> _The problem_: Output every line exactly as written. Leave out pictures.

> _Information shown_:

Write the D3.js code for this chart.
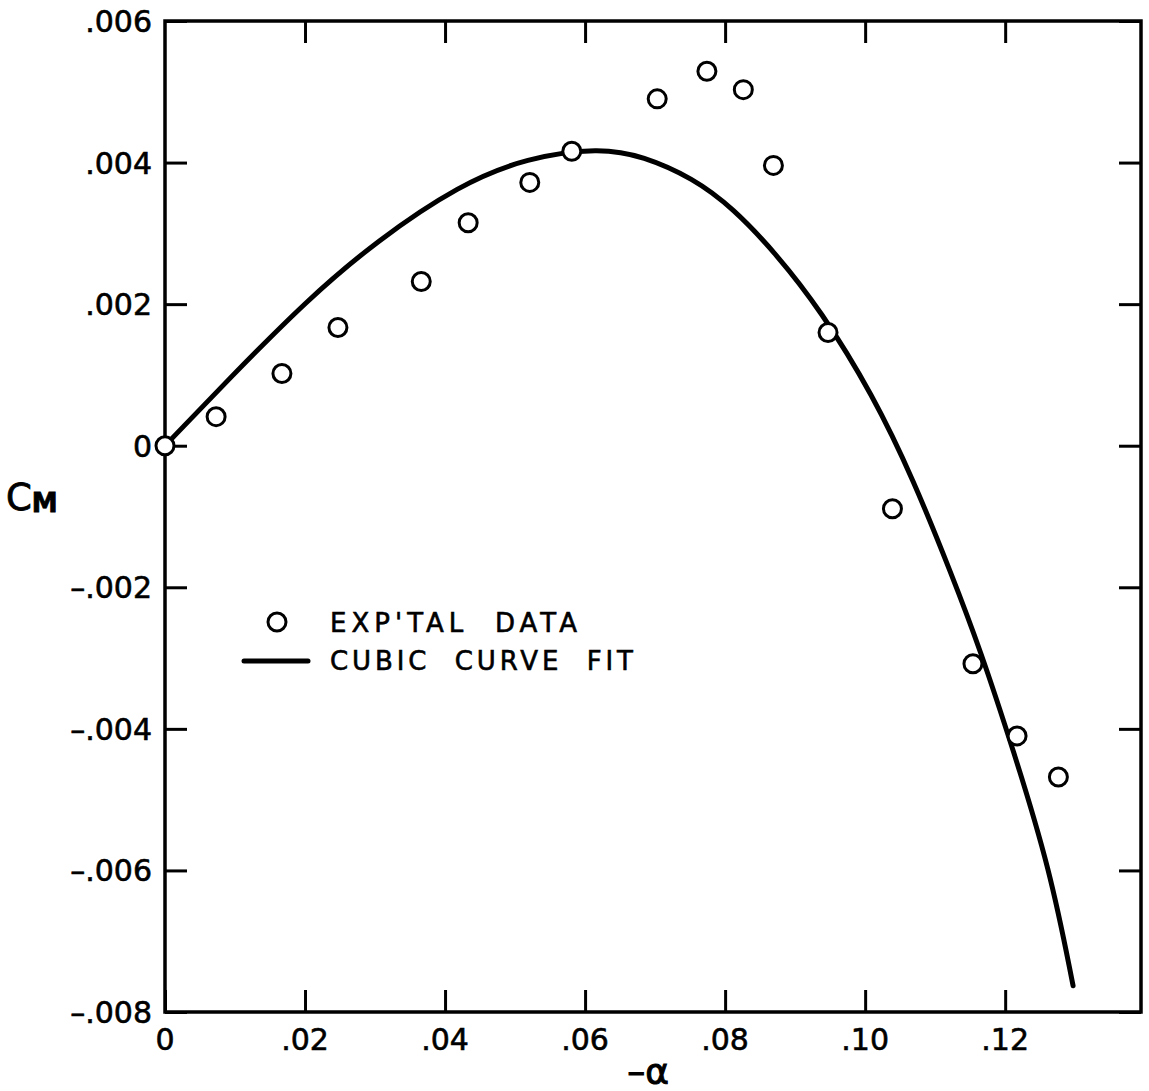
<!DOCTYPE html>
<html>
<head>
<meta charset="utf-8">
<script src="https://cdn.jsdelivr.net/npm/d3@7"></script>
<style>
  html, body { margin: 0; padding: 0; background: #fff; }
  svg text { font-family: "DejaVu Sans", "Liberation Sans", sans-serif; fill: #000; }
</style>
</head>
<body>
<svg id="chart" width="1149" height="1091"></svg>
<script>
// Measured pitching-moment coefficient vs. negative angle of attack
const expAlpha = [0, 0.0073, 0.0167, 0.0247, 0.0366, 0.0433, 0.0521, 0.0581, 0.0703,
                  0.0774, 0.0826, 0.0869, 0.0947, 0.1039, 0.1154, 0.1217, 0.1276];
const expCm    = [0, 0.00041, 0.00102, 0.00167, 0.00232, 0.00315, 0.00372, 0.00416, 0.00490,
                  0.00529, 0.00503, 0.00396, 0.00160, -0.00089, -0.00308, -0.00410, -0.00468];

// Cubic curve fit, sampled along its length
const fitAlpha = [0, 0.0089, 0.0204, 0.0303, 0.0421, 0.0517, 0.0621, 0.0683, 0.0754, 0.0811,
                  0.0874, 0.0936, 0.1011, 0.1069, 0.1124, 0.1164, 0.1211, 0.1264, 0.1297];
const fitCm    = [0, 0.00092, 0.00207, 0.00290, 0.00369, 0.00407, 0.00421, 0.00409, 0.00378, 0.00336,
                  0.00270, 0.00192, 0.00072, -0.00048, -0.00183, -0.00287, -0.00428, -0.00598, -0.00763];

// Axis ticks and their printed labels
const xTicks = [0, 0.02, 0.04, 0.06, 0.08, 0.10, 0.12];
const xTickLabels = ["0", ".02", ".04", ".06", ".08", ".10", ".12"];
const yTicks = [0.006, 0.004, 0.002, 0, -0.002, -0.004, -0.006, -0.008];
const yTickLabels = [".006", ".004", ".002", "0", "\u2013.002", "\u2013.004", "\u2013.006", "\u2013.008"];

const legendLabels = ["EXP'TAL  DATA", "CUBIC  CURVE  FIT"];

const svg = d3.select("#chart");
const plotL = 165, plotR = 1141, plotT = 21, plotB = 1012;

const x = d3.scaleLinear().domain([0, 0.1394]).range([plotL, plotR]);
const y = d3.scaleLinear().domain([-0.008, 0.006]).range([plotB, plotT]);

const tickLen = 22;
const ink = "#000";

// Frame
svg.append("rect")
  .attr("x", plotL).attr("y", plotT)
  .attr("width", plotR - plotL).attr("height", plotB - plotT)
  .attr("fill", "none").attr("stroke", ink).attr("stroke-width", 3.5);

// Inward ticks on all four sides
const axisBottom = d3.axisBottom(x).tickValues(xTicks).tickSizeInner(-tickLen).tickSizeOuter(0).tickFormat("");
const axisTop = d3.axisTop(x).tickValues(xTicks.filter(d => d > 0)).tickSizeInner(-tickLen).tickSizeOuter(0).tickFormat("");
const axisLeft = d3.axisLeft(y).tickValues(yTicks).tickSizeInner(-tickLen).tickSizeOuter(0).tickFormat("");
const axisRight = d3.axisRight(y).tickValues(yTicks).tickSizeInner(-tickLen).tickSizeOuter(0).tickFormat("");

function styleAxis(g) {
  g.select(".domain").remove();
  g.selectAll(".tick line").attr("stroke", ink).attr("stroke-width", 3);
}
svg.append("g").attr("transform", `translate(0,${plotB})`).call(axisBottom).call(styleAxis);
svg.append("g").attr("transform", `translate(0,${plotT})`).call(axisTop).call(styleAxis);
svg.append("g").attr("transform", `translate(${plotL},0)`).call(axisLeft).call(styleAxis);
svg.append("g").attr("transform", `translate(${plotR},0)`).call(axisRight).call(styleAxis);

// Tick labels (slightly stroked to mimic the heavy lettering)
svg.append("g").selectAll("text").data(xTicks).join("text")
  .attr("x", d => x(d)).attr("y", plotB + 38)
  .attr("text-anchor", "middle").attr("font-size", 30)
  .attr("stroke", ink).attr("stroke-width", 0.6)
  .text((d, i) => xTickLabels[i]);

svg.append("g").selectAll("text").data(yTicks).join("text")
  .attr("x", plotL - 13).attr("y", d => y(d) + 11)
  .attr("text-anchor", "end").attr("font-size", 30)
  .attr("stroke", ink).attr("stroke-width", 0.6)
  .text((d, i) => yTickLabels[i]);

// Axis titles
svg.append("text").attr("x", 648).attr("y", 1084)
  .attr("text-anchor", "middle").attr("font-size", 36)
  .attr("stroke", ink).attr("stroke-width", 1)
  .text("\u2013\u03b1");

const yt = svg.append("text").attr("x", 6).attr("y", 510)
  .attr("stroke", ink).attr("stroke-width", 0.8);
yt.append("tspan").attr("font-size", 37).text("C");
yt.append("tspan").attr("font-size", 26).attr("dy", 2).attr("font-weight", "bold").text("M");

// Fitted curve
const fit = fitAlpha.map((a, i) => ({ a, c: fitCm[i] }));
const line = d3.line().x(d => x(d.a)).y(d => y(d.c)).curve(d3.curveBasis);
svg.append("path").datum(fit)
  .attr("d", line).attr("fill", "none")
  .attr("stroke", ink).attr("stroke-width", 5).attr("stroke-linecap", "round");

// Experimental points
const pts = expAlpha.map((a, i) => ({ a, c: expCm[i] }));
svg.append("g").selectAll("circle").data(pts).join("circle")
  .attr("cx", d => x(d.a)).attr("cy", d => y(d.c)).attr("r", 9)
  .attr("fill", "#fff").attr("stroke", ink).attr("stroke-width", 3);

// Legend
const lg = svg.append("g");
lg.append("circle").attr("cx", 277).attr("cy", 622).attr("r", 9)
  .attr("fill", "#fff").attr("stroke", ink).attr("stroke-width", 3);
lg.append("line").attr("x1", 244).attr("x2", 308).attr("y1", 661).attr("y2", 661)
  .attr("stroke", ink).attr("stroke-width", 5).attr("stroke-linecap", "round");
lg.append("text").attr("x", 330).attr("y", 632).attr("font-size", 26)
  .attr("stroke", ink).attr("stroke-width", 0.6)
  .attr("textLength", 247).attr("lengthAdjust", "spacing").style("white-space", "pre")
  .text(legendLabels[0]);
lg.append("text").attr("x", 330).attr("y", 670).attr("font-size", 26)
  .attr("stroke", ink).attr("stroke-width", 0.6)
  .attr("textLength", 303).attr("lengthAdjust", "spacing").style("white-space", "pre")
  .text(legendLabels[1]);
</script>
</body>
</html>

> _Result for this task_:
Write the D3.js code for this chart.
<!DOCTYPE html>
<html>
<head>
<meta charset="utf-8">
<script src="https://cdn.jsdelivr.net/npm/d3@7"></script>
<style>
  html, body { margin: 0; padding: 0; background: #fff; }
  svg text { font-family: "DejaVu Sans", "Liberation Sans", sans-serif; fill: #000; }
</style>
</head>
<body>
<svg id="chart" width="1149" height="1091"></svg>
<script>
// Measured pitching-moment coefficient vs. negative angle of attack
const expAlpha = [0, 0.0073, 0.0167, 0.0247, 0.0366, 0.0433, 0.0521, 0.0581, 0.0703,
                  0.0774, 0.0826, 0.0869, 0.0947, 0.1039, 0.1154, 0.1217, 0.1276];
const expCm    = [0, 0.00041, 0.00102, 0.00167, 0.00232, 0.00315, 0.00372, 0.00416, 0.00490,
                  0.00529, 0.00503, 0.00396, 0.00160, -0.00089, -0.00308, -0.00410, -0.00468];

// Cubic curve fit, sampled along its length
const fitAlpha = [0, 0.0089, 0.0204, 0.0303, 0.0421, 0.0517, 0.0621, 0.0683, 0.0754, 0.0811,
                  0.0874, 0.0936, 0.1011, 0.1069, 0.1124, 0.1164, 0.1211, 0.1264, 0.1297];
const fitCm    = [0, 0.00092, 0.00207, 0.00290, 0.00369, 0.00407, 0.00421, 0.00409, 0.00378, 0.00336,
                  0.00270, 0.00192, 0.00072, -0.00048, -0.00183, -0.00287, -0.00428, -0.00598, -0.00763];

// Axis ticks and their printed labels
const xTicks = [0, 0.02, 0.04, 0.06, 0.08, 0.10, 0.12];
const xTickLabels = ["0", ".02", ".04", ".06", ".08", ".10", ".12"];
const yTicks = [0.006, 0.004, 0.002, 0, -0.002, -0.004, -0.006, -0.008];
const yTickLabels = [".006", ".004", ".002", "0", "\u2013.002", "\u2013.004", "\u2013.006", "\u2013.008"];

const legendLabels = ["EXP'TAL  DATA", "CUBIC  CURVE  FIT"];

const svg = d3.select("#chart");
const plotL = 165, plotR = 1141, plotT = 21, plotB = 1012;

const x = d3.scaleLinear().domain([0, 0.1394]).range([plotL, plotR]);
const y = d3.scaleLinear().domain([-0.008, 0.006]).range([plotB, plotT]);

const tickLen = 22;
const ink = "#000";

// Frame
svg.append("rect")
  .attr("x", plotL).attr("y", plotT)
  .attr("width", plotR - plotL).attr("height", plotB - plotT)
  .attr("fill", "none").attr("stroke", ink).attr("stroke-width", 3.5);

// Inward ticks on all four sides
const axisBottom = d3.axisBottom(x).tickValues(xTicks).tickSizeInner(-tickLen).tickSizeOuter(0).tickFormat("");
const axisTop = d3.axisTop(x).tickValues(xTicks.filter(d => d > 0)).tickSizeInner(-tickLen).tickSizeOuter(0).tickFormat("");
const axisLeft = d3.axisLeft(y).tickValues(yTicks).tickSizeInner(-tickLen).tickSizeOuter(0).tickFormat("");
const axisRight = d3.axisRight(y).tickValues(yTicks).tickSizeInner(-tickLen).tickSizeOuter(0).tickFormat("");

function styleAxis(g) {
  g.select(".domain").remove();
  g.selectAll(".tick line").attr("stroke", ink).attr("stroke-width", 3);
}
svg.append("g").attr("transform", `translate(0,${plotB})`).call(axisBottom).call(styleAxis);
svg.append("g").attr("transform", `translate(0,${plotT})`).call(axisTop).call(styleAxis);
svg.append("g").attr("transform", `translate(${plotL},0)`).call(axisLeft).call(styleAxis);
svg.append("g").attr("transform", `translate(${plotR},0)`).call(axisRight).call(styleAxis);

// Tick labels (slightly stroked to mimic the heavy lettering)
svg.append("g").selectAll("text").data(xTicks).join("text")
  .attr("x", d => x(d)).attr("y", plotB + 38)
  .attr("text-anchor", "middle").attr("font-size", 30)
  .attr("stroke", ink).attr("stroke-width", 0.6)
  .text((d, i) => xTickLabels[i]);

svg.append("g").selectAll("text").data(yTicks).join("text")
  .attr("x", plotL - 13).attr("y", d => y(d) + 11)
  .attr("text-anchor", "end").attr("font-size", 30)
  .attr("stroke", ink).attr("stroke-width", 0.6)
  .text((d, i) => yTickLabels[i]);

// Axis titles
svg.append("text").attr("x", 648).attr("y", 1084)
  .attr("text-anchor", "middle").attr("font-size", 36)
  .attr("stroke", ink).attr("stroke-width", 1)
  .text("\u2013\u03b1");

const yt = svg.append("text").attr("x", 6).attr("y", 510)
  .attr("stroke", ink).attr("stroke-width", 0.8);
yt.append("tspan").attr("font-size", 37).text("C");
yt.append("tspan").attr("font-size", 26).attr("dy", 2).attr("font-weight", "bold").text("M");

// Fitted curve
const fit = fitAlpha.map((a, i) => ({ a, c: fitCm[i] }));
const line = d3.line().x(d => x(d.a)).y(d => y(d.c)).curve(d3.curveBasis);
svg.append("path").datum(fit)
  .attr("d", line).attr("fill", "none")
  .attr("stroke", ink).attr("stroke-width", 5).attr("stroke-linecap", "round");

// Experimental points
const pts = expAlpha.map((a, i) => ({ a, c: expCm[i] }));
svg.append("g").selectAll("circle").data(pts).join("circle")
  .attr("cx", d => x(d.a)).attr("cy", d => y(d.c)).attr("r", 9)
  .attr("fill", "#fff").attr("stroke", ink).attr("stroke-width", 3);

// Legend
const lg = svg.append("g");
lg.append("circle").attr("cx", 277).attr("cy", 622).attr("r", 9)
  .attr("fill", "#fff").attr("stroke", ink).attr("stroke-width", 3);
lg.append("line").attr("x1", 244).attr("x2", 308).attr("y1", 661).attr("y2", 661)
  .attr("stroke", ink).attr("stroke-width", 5).attr("stroke-linecap", "round");
lg.append("text").attr("x", 330).attr("y", 632).attr("font-size", 26)
  .attr("stroke", ink).attr("stroke-width", 0.6)
  .attr("textLength", 247).attr("lengthAdjust", "spacing").style("white-space", "pre")
  .text(legendLabels[0]);
lg.append("text").attr("x", 330).attr("y", 670).attr("font-size", 26)
  .attr("stroke", ink).attr("stroke-width", 0.6)
  .attr("textLength", 303).attr("lengthAdjust", "spacing").style("white-space", "pre")
  .text(legendLabels[1]);
</script>
</body>
</html>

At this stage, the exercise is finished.